Last summer, the Organization for Economic Co-operation and Development (OECD) released an “Action Plan on Base Erosion and Profit Shifting” in response to public outcry in several nations that multinational corporations are using tax havens to effectively avoid paying taxes in the countries where they do business.
At that time, CTJ criticized the plan as too weak, arguing that:
While the plan does offer strategies that will block some of the corporate tax avoidance that is sapping governments of the funds they need to make public investments, the plan fails to call for the sort of fundamental change that would result in a simplified, workable international tax system.
Most importantly, the OECD does not call on governments to fundamentally abandon the tax systems that have caused these problems — the “deferral” system in the U.S. and the “territorial” system that many other countries have — but only suggests modest changes around the edges. Both of these tax systems require tax enforcement authorities to accept the pretense that a web of “subsidiary corporations” in different countries are truly different companies, even when they are all completely controlled by a CEO in, say New York or Connecticut or London. This leaves tax enforcement authorities with the impossible task of divining which profits are “earned” by a subsidiary company that is nothing more than a post office box in Bermuda, and which profits are earned by the American or European corporation that controls that Bermuda subsidiary.
The rules that are supposed to address this today (but that fail miserably) require multinational corporations to deal with their offshore subsidiaries at “arm’s length.” This means that, for example, a corporation based in New York that transfers a patent to its offshore subsidiary should charge that subsidiary the same price that it would charge to an unrelated company. And if the New York-based corporation pays royalties to the offshore subsidiary for the use of that patent, those royalties should be comparable to what would be paid to an unrelated company.

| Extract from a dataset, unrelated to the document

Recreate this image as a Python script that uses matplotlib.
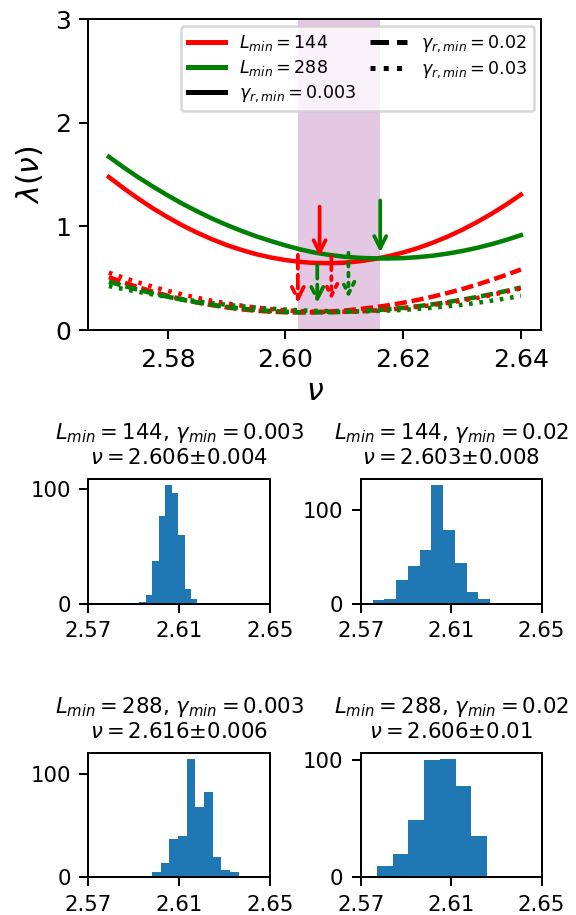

But when a company like Apple or Microsoft transfers a patent for a completely new invention to one of its offshore subsidiaries, how can the IRS even know what the market value of that patent would be? And tech companies are not the only problem. The IRS apparently found the arm’s length standard unenforceable against Caterpillar when that company transferred the rights to 85 percent of its profits from selling spare parts to a Swiss subsidiary that had almost nothing to do with the actual business.

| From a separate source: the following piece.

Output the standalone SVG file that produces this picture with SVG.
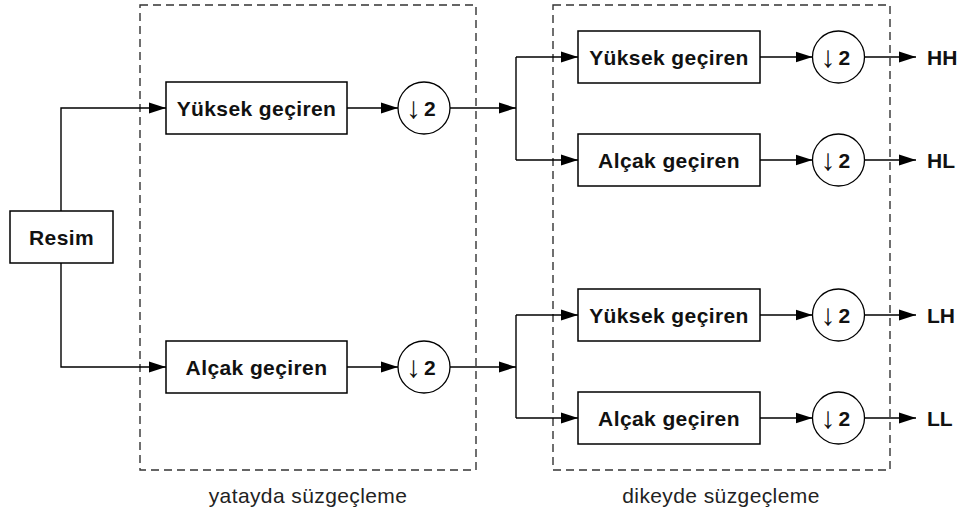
<svg xmlns="http://www.w3.org/2000/svg" width="963" height="515" viewBox="0 0 963 515">
<defs>
<marker id="ah" markerUnits="userSpaceOnUse" markerWidth="18" markerHeight="12" refX="17" refY="6" orient="auto">
<path d="M0,0.5 L17,6 L0,11.5 Z" fill="#000"/>
</marker>
<style>
.box{fill:#fff;stroke:#000;stroke-width:1.5}
.circ{fill:#fff;stroke:#000;stroke-width:1.3}
.grp{fill:none;stroke:#333;stroke-width:1.4;stroke-dasharray:8 5}
.ln{fill:none;stroke:#000;stroke-width:1.4}
.arr{fill:none;stroke:#000;stroke-width:1.4;marker-end:url(#ah)}
.t{font-family:"Liberation Sans",Arial,sans-serif;font-size:21px;font-weight:bold;letter-spacing:0.4px;text-anchor:middle;fill:#111}
.o{font-family:"Liberation Sans",Arial,sans-serif;font-size:21px;font-weight:bold;fill:#111}
.cap{font-family:"Liberation Sans",Arial,sans-serif;font-size:21px;letter-spacing:0.4px;text-anchor:middle;fill:#222}
.ds{font-family:"Liberation Sans",Arial,sans-serif;font-size:21px;font-weight:bold;fill:#111}
.dar{font-family:"Liberation Sans","DejaVu Sans",sans-serif;font-weight:normal;font-size:30px}
</style>
</defs>
<g id="groups">
<rect class="grp" x="140" y="5" width="336" height="465"/>
<rect class="grp" x="553" y="5" width="337" height="465"/>
<text class="cap" x="308" y="503">yatayda süzgeçleme</text>
<text class="cap" x="721" y="503">dikeyde süzgeçleme</text>
</g>
<g id="connectors">
<polyline class="arr" points="61,211 61,108 166,108"/>
<polyline class="arr" points="61,263 61,367 166,367"/>
<line class="arr" x1="347" y1="108" x2="398" y2="108"/>
<line class="arr" x1="347" y1="367" x2="398" y2="367"/>
<line class="arr" x1="450" y1="108" x2="516" y2="108"/>
<line class="arr" x1="450" y1="367" x2="516" y2="367"/>
<line class="ln" x1="516" y1="57" x2="516" y2="160"/>
<line class="ln" x1="516" y1="315" x2="516" y2="418"/>
<line class="arr" x1="516" y1="57" x2="578" y2="57"/>
<line class="arr" x1="516" y1="160" x2="578" y2="160"/>
<line class="arr" x1="516" y1="315" x2="578" y2="315"/>
<line class="arr" x1="516" y1="418" x2="578" y2="418"/>
<line class="arr" x1="760" y1="57" x2="812.5" y2="57"/>
<line class="arr" x1="760" y1="160" x2="812.5" y2="160"/>
<line class="arr" x1="760" y1="315" x2="812.5" y2="315"/>
<line class="arr" x1="760" y1="418" x2="812.5" y2="418"/>
<line class="arr" x1="864.5" y1="57" x2="916" y2="57"/>
<line class="arr" x1="864.5" y1="160" x2="916" y2="160"/>
<line class="arr" x1="864.5" y1="315" x2="916" y2="315"/>
<line class="arr" x1="864.5" y1="418" x2="916" y2="418"/>
</g>
<g id="resim">
<rect class="box" x="10" y="211" width="103" height="52"/>
<text class="t" x="61.5" y="244.5">Resim</text>
</g>
<g id="h-high">
<rect class="box" x="166" y="82" width="181" height="52"/>
<text class="t" x="256.5" y="115.5">Yüksek geçiren</text>
</g>
<g id="h-down-high">
<circle class="circ" cx="424" cy="108" r="26"/>
<text class="ds" y="116"><tspan class="dar" x="406" y="118">↓</tspan><tspan x="424" y="116">2</tspan></text>
</g>
<g id="h-low">
<rect class="box" x="166" y="341" width="181" height="52"/>
<text class="t" x="256.5" y="374.5">Alçak geçiren</text>
</g>
<g id="h-down-low">
<circle class="circ" cx="424" cy="367" r="26"/>
<text class="ds" y="375"><tspan class="dar" x="406" y="377">↓</tspan><tspan x="424" y="375">2</tspan></text>
</g>
<g id="v-hh">
<rect class="box" x="578" y="31" width="182" height="52"/>
<text class="t" x="669" y="64.5">Yüksek geçiren</text>
</g>
<g id="v-hl">
<rect class="box" x="578" y="134" width="182" height="52"/>
<text class="t" x="669" y="167.5">Alçak geçiren</text>
</g>
<g id="v-lh">
<rect class="box" x="578" y="289" width="182" height="52"/>
<text class="t" x="669" y="322.5">Yüksek geçiren</text>
</g>
<g id="v-ll">
<rect class="box" x="578" y="392" width="182" height="52"/>
<text class="t" x="669" y="425.5">Alçak geçiren</text>
</g>
<g id="d-hh">
<circle class="circ" cx="838.5" cy="57" r="26"/>
<text class="ds" y="65"><tspan class="dar" x="820.5" y="67">↓</tspan><tspan x="838.5" y="65">2</tspan></text>
</g>
<g id="d-hl">
<circle class="circ" cx="838.5" cy="160" r="26"/>
<text class="ds" y="168"><tspan class="dar" x="820.5" y="170">↓</tspan><tspan x="838.5" y="168">2</tspan></text>
</g>
<g id="d-lh">
<circle class="circ" cx="838.5" cy="315" r="26"/>
<text class="ds" y="323"><tspan class="dar" x="820.5" y="325">↓</tspan><tspan x="838.5" y="323">2</tspan></text>
</g>
<g id="d-ll">
<circle class="circ" cx="838.5" cy="418" r="26"/>
<text class="ds" y="426"><tspan class="dar" x="820.5" y="428">↓</tspan><tspan x="838.5" y="426">2</tspan></text>
</g>
<g id="outputs">
<text class="o" x="927" y="64.5">HH</text>
<text class="o" x="927" y="167.5">HL</text>
<text class="o" x="927" y="322.5">LH</text>
<text class="o" x="927" y="425.5">LL</text>
</g>
</svg>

It turns out that some of the OECD governments are proposing reforms that challenge the arm’s length concept at least to some degree, but the US government is pushing a line that is more favorable to the multinational corporations.
Robert Stack, the Treasury Department deputy assistant secretary for International Affairs in the Office of Policy, is quoted by the Daily Tax Report as saying that the “main challenge for the U.S. is to get this project to work back from blunt instruments and towards policies that are understandable, fair, clear, administrable, and reach the right technical tax results.”
Stack also said that the “United States feels very strongly that the 2014 deliverable should be a clear articulation of intangibles under the arm’s-length principle—and should reserve on the evaluation of potential special measures to treat BEPS [base erosion and profit-shifting] that depart from the arm’s-length principle.”
The international tax system needs reform that is more fundamental than anything that either the OECD or the US is contemplating. Any system that relies on the artificial boundaries between the dozens (or hundreds) of entities in a multinational group and the ways they price transactions between them is unworkable. The US’s “deferral” system and Europe’s “territorial” system, which both require transfer-pricing rules and the hopeless “arm’s length” standard, should be eliminated. CTJ has proposed its own tax reform plan that would provide fundamental solutions.